Piling on even more radical shifts to Maine’s medical industry, the bill would also allow individual caregivers – medical marijuana providers distributing homegrown bud without a dispensary – to expand their businesses by hiring more employees and treating as many people as they can. Currently, non-dispensary caregivers are restricted to serve five patients max and have one employee at any given time.
But while all of those changes would move to expand Maine’s marijuana industry, the newly-approved bill also features a number of restrictive protocols, most notably increased municipal power to restrict cannabis business and heightened state oversight of home caregivers. As the law currently stands, licensed operators can settle freely in any municipality that hasn’t explicitly banned cannabusiness. If passed, local governments would have to explicitly welcome marijuana businesses before a dispensary or grow site could open.

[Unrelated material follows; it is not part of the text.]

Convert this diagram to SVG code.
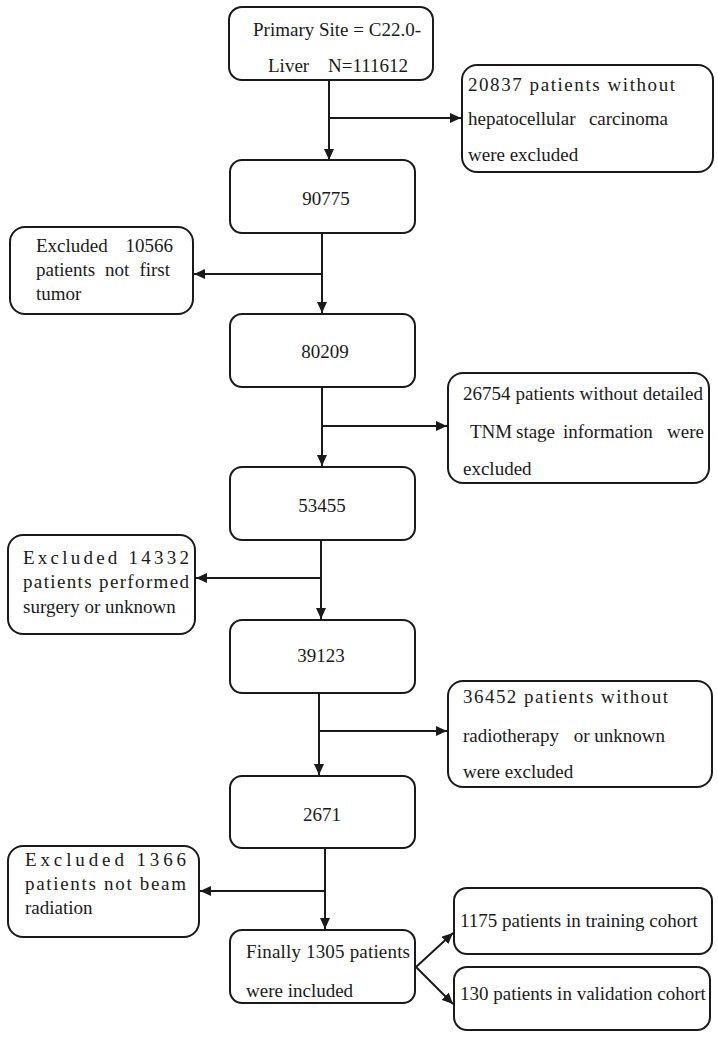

For home-based caregivers, the expanded access would come with scrutiny from state authorities, who would be allowed to make unannounced home inspections whenever they please. Still, Maine medical marijuana advocates say the positives of the bill outweigh any negatives that may come from big brother’s prying eyes. “They gain the ability to hire the staff they need, to wholesale a portion of product grown when needed, access to processors that specialize, and clarity around the inspection process.”
With approval from both the state Senate and House of Representatives, Gov. LePage now has 10 days to either approve or veto the medical marijuana bill.